Source material -
■ ■ ■

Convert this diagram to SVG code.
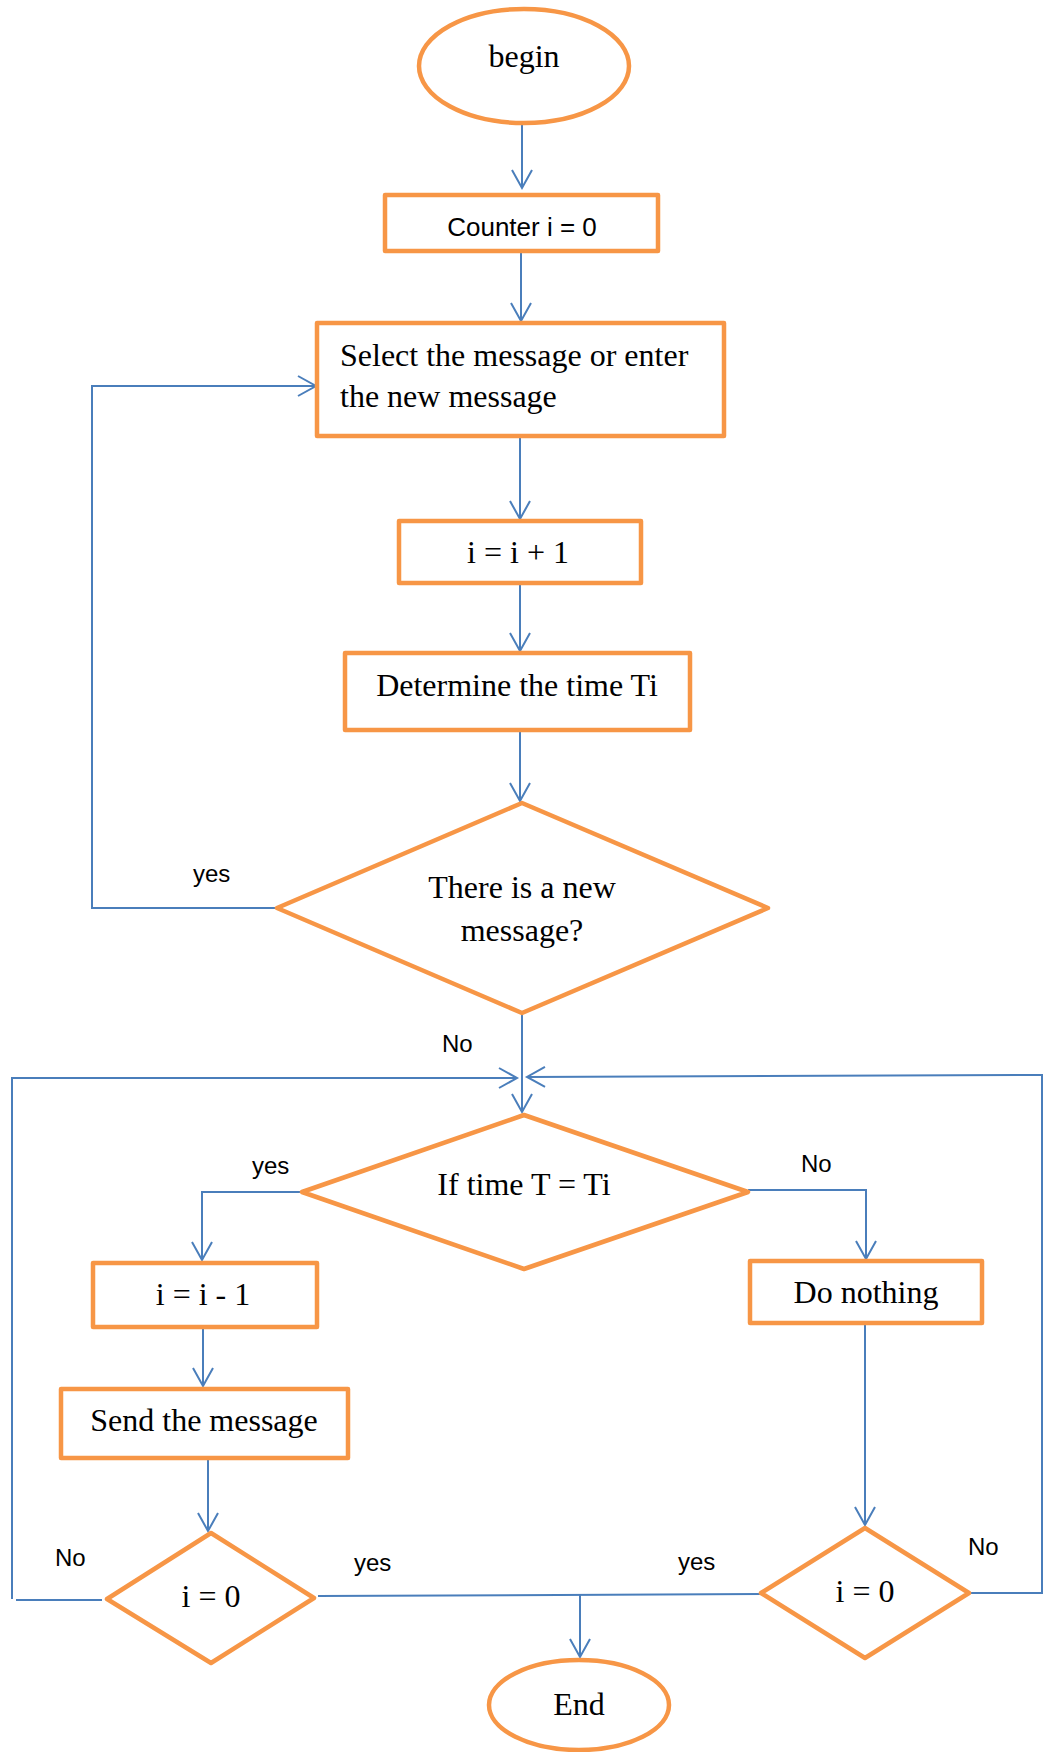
<svg xmlns="http://www.w3.org/2000/svg" width="1045" height="1752" viewBox="0 0 1045 1752">
<style>
.box{fill:#fff;stroke:#F79646;stroke-width:4.5;stroke-linejoin:round}
.conn{fill:none;stroke:#4A7EBB;stroke-width:2}
.serif{font-family:"Liberation Serif","Times New Roman",serif;font-size:32px;fill:#000}
.sans{font-family:"Liberation Sans",Arial,sans-serif;font-size:24px;fill:#000}
.mid{text-anchor:middle}
</style>
<defs>
<marker id="arr" markerUnits="userSpaceOnUse" markerWidth="24" markerHeight="24" viewBox="-20 -12 24 24" refX="0" refY="0" orient="auto">
<path d="M-18,-10 L0,0 L-18,10" fill="none" stroke="#4A7EBB" stroke-width="2"/>
</marker>
</defs>
<rect width="1045" height="1752" fill="#fff"/>
<g id="connectors">
<path class="conn" d="M522,124 L522,188" marker-end="url(#arr)"/>
<path class="conn" d="M521,251 L521,321" marker-end="url(#arr)"/>
<path class="conn" d="M520,436 L520,519" marker-end="url(#arr)"/>
<path class="conn" d="M520,583 L520,651" marker-end="url(#arr)"/>
<path class="conn" d="M520,730 L520,801" marker-end="url(#arr)"/>
<path class="conn" d="M277,908 L92,908 L92,386 L316,386" marker-end="url(#arr)"/>
<path class="conn" d="M522,1013 L522,1112" marker-end="url(#arr)"/>
<path class="conn" d="M102,1600 L16,1600"/>
<path class="conn" d="M12,1599 L12,1078 L517,1078" marker-end="url(#arr)"/>
<path class="conn" d="M969,1593 L1042,1593 L1042,1075 L527,1077" marker-end="url(#arr)"/>
<path class="conn" d="M302,1192 L202,1192 L202,1260" marker-end="url(#arr)"/>
<path class="conn" d="M748,1190 L866,1190 L866,1259" marker-end="url(#arr)"/>
<path class="conn" d="M203,1327 L203,1386" marker-end="url(#arr)"/>
<path class="conn" d="M208,1458 L208,1531" marker-end="url(#arr)"/>
<path class="conn" d="M865,1323 L865,1525" marker-end="url(#arr)"/>
<path class="conn" d="M318,1596 L761,1594"/>
<path class="conn" d="M580,1595 L580,1657" marker-end="url(#arr)"/>
<text class="sans" x="193" y="882">yes</text>
<text class="sans" x="442" y="1052">No</text>
<text class="sans" x="252" y="1174">yes</text>
<text class="sans" x="801" y="1172">No</text>
<text class="sans" x="55" y="1566">No</text>
<text class="sans" x="354" y="1571">yes</text>
<text class="sans" x="678" y="1570">yes</text>
<text class="sans" x="968" y="1555">No</text>
</g>
<g id="begin">
<ellipse class="box" cx="524" cy="66" rx="105" ry="57"/>
<text class="serif mid" x="524" y="67">begin</text>
</g>
<g id="counter">
<rect class="box" x="385" y="195" width="273" height="56"/>
<text class="sans mid" x="522" y="236" style="font-size:26px">Counter i = 0</text>
</g>
<g id="select">
<rect class="box" x="317" y="323" width="407" height="113"/>
<text class="serif" x="340" y="366">Select the message or enter</text>
<text class="serif" x="340" y="407">the new message</text>
</g>
<g id="increment">
<rect class="box" x="399" y="521" width="242" height="62"/>
<text class="serif mid" x="518" y="563">i = i + 1</text>
</g>
<g id="determine">
<rect class="box" x="345" y="653" width="345" height="77"/>
<text class="serif mid" x="517" y="696">Determine the time Ti</text>
</g>
<g id="newmsg">
<polygon class="box" points="522,803 768,908 522,1013 277,908"/>
<text class="serif mid" x="522" y="898">There is a new</text>
<text class="serif mid" x="522" y="941">message?</text>
</g>
<g id="timecheck">
<polygon class="box" points="524,1115 748,1192 524,1269 302,1192"/>
<text class="serif mid" x="524" y="1195">If time T = Ti</text>
</g>
<g id="decrement">
<rect class="box" x="93" y="1263" width="224" height="64"/>
<text class="serif mid" x="203" y="1305">i = i - 1</text>
</g>
<g id="send">
<rect class="box" x="61" y="1389" width="287" height="69"/>
<text class="serif mid" x="204" y="1431">Send the message</text>
</g>
<g id="donothing">
<rect class="box" x="750" y="1261" width="232" height="62"/>
<text class="serif mid" x="866" y="1303">Do nothing</text>
</g>
<g id="zero-left">
<polygon class="box" points="211,1533 314,1598 211,1663 107,1599"/>
<text class="serif mid" x="211" y="1607">i = 0</text>
</g>
<g id="zero-right">
<polygon class="box" points="865,1528 969,1593 865,1658 761,1593"/>
<text class="serif mid" x="865" y="1602">i = 0</text>
</g>
<g id="end">
<ellipse class="box" cx="579" cy="1705" rx="90" ry="45"/>
<text class="serif mid" x="579" y="1715">End</text>
</g>
</svg>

■ ■ ■

Work to complete - Write out the whole listing again, exactly, with no pictures.

Task response -
Convert this diagram to SVG code.
<svg xmlns="http://www.w3.org/2000/svg" width="1045" height="1752" viewBox="0 0 1045 1752">
<style>
.box{fill:#fff;stroke:#F79646;stroke-width:4.5;stroke-linejoin:round}
.conn{fill:none;stroke:#4A7EBB;stroke-width:2}
.serif{font-family:"Liberation Serif","Times New Roman",serif;font-size:32px;fill:#000}
.sans{font-family:"Liberation Sans",Arial,sans-serif;font-size:24px;fill:#000}
.mid{text-anchor:middle}
</style>
<defs>
<marker id="arr" markerUnits="userSpaceOnUse" markerWidth="24" markerHeight="24" viewBox="-20 -12 24 24" refX="0" refY="0" orient="auto">
<path d="M-18,-10 L0,0 L-18,10" fill="none" stroke="#4A7EBB" stroke-width="2"/>
</marker>
</defs>
<rect width="1045" height="1752" fill="#fff"/>
<g id="connectors">
<path class="conn" d="M522,124 L522,188" marker-end="url(#arr)"/>
<path class="conn" d="M521,251 L521,321" marker-end="url(#arr)"/>
<path class="conn" d="M520,436 L520,519" marker-end="url(#arr)"/>
<path class="conn" d="M520,583 L520,651" marker-end="url(#arr)"/>
<path class="conn" d="M520,730 L520,801" marker-end="url(#arr)"/>
<path class="conn" d="M277,908 L92,908 L92,386 L316,386" marker-end="url(#arr)"/>
<path class="conn" d="M522,1013 L522,1112" marker-end="url(#arr)"/>
<path class="conn" d="M102,1600 L16,1600"/>
<path class="conn" d="M12,1599 L12,1078 L517,1078" marker-end="url(#arr)"/>
<path class="conn" d="M969,1593 L1042,1593 L1042,1075 L527,1077" marker-end="url(#arr)"/>
<path class="conn" d="M302,1192 L202,1192 L202,1260" marker-end="url(#arr)"/>
<path class="conn" d="M748,1190 L866,1190 L866,1259" marker-end="url(#arr)"/>
<path class="conn" d="M203,1327 L203,1386" marker-end="url(#arr)"/>
<path class="conn" d="M208,1458 L208,1531" marker-end="url(#arr)"/>
<path class="conn" d="M865,1323 L865,1525" marker-end="url(#arr)"/>
<path class="conn" d="M318,1596 L761,1594"/>
<path class="conn" d="M580,1595 L580,1657" marker-end="url(#arr)"/>
<text class="sans" x="193" y="882">yes</text>
<text class="sans" x="442" y="1052">No</text>
<text class="sans" x="252" y="1174">yes</text>
<text class="sans" x="801" y="1172">No</text>
<text class="sans" x="55" y="1566">No</text>
<text class="sans" x="354" y="1571">yes</text>
<text class="sans" x="678" y="1570">yes</text>
<text class="sans" x="968" y="1555">No</text>
</g>
<g id="begin">
<ellipse class="box" cx="524" cy="66" rx="105" ry="57"/>
<text class="serif mid" x="524" y="67">begin</text>
</g>
<g id="counter">
<rect class="box" x="385" y="195" width="273" height="56"/>
<text class="sans mid" x="522" y="236" style="font-size:26px">Counter i = 0</text>
</g>
<g id="select">
<rect class="box" x="317" y="323" width="407" height="113"/>
<text class="serif" x="340" y="366">Select the message or enter</text>
<text class="serif" x="340" y="407">the new message</text>
</g>
<g id="increment">
<rect class="box" x="399" y="521" width="242" height="62"/>
<text class="serif mid" x="518" y="563">i = i + 1</text>
</g>
<g id="determine">
<rect class="box" x="345" y="653" width="345" height="77"/>
<text class="serif mid" x="517" y="696">Determine the time Ti</text>
</g>
<g id="newmsg">
<polygon class="box" points="522,803 768,908 522,1013 277,908"/>
<text class="serif mid" x="522" y="898">There is a new</text>
<text class="serif mid" x="522" y="941">message?</text>
</g>
<g id="timecheck">
<polygon class="box" points="524,1115 748,1192 524,1269 302,1192"/>
<text class="serif mid" x="524" y="1195">If time T = Ti</text>
</g>
<g id="decrement">
<rect class="box" x="93" y="1263" width="224" height="64"/>
<text class="serif mid" x="203" y="1305">i = i - 1</text>
</g>
<g id="send">
<rect class="box" x="61" y="1389" width="287" height="69"/>
<text class="serif mid" x="204" y="1431">Send the message</text>
</g>
<g id="donothing">
<rect class="box" x="750" y="1261" width="232" height="62"/>
<text class="serif mid" x="866" y="1303">Do nothing</text>
</g>
<g id="zero-left">
<polygon class="box" points="211,1533 314,1598 211,1663 107,1599"/>
<text class="serif mid" x="211" y="1607">i = 0</text>
</g>
<g id="zero-right">
<polygon class="box" points="865,1528 969,1593 865,1658 761,1593"/>
<text class="serif mid" x="865" y="1602">i = 0</text>
</g>
<g id="end">
<ellipse class="box" cx="579" cy="1705" rx="90" ry="45"/>
<text class="serif mid" x="579" y="1715">End</text>
</g>
</svg>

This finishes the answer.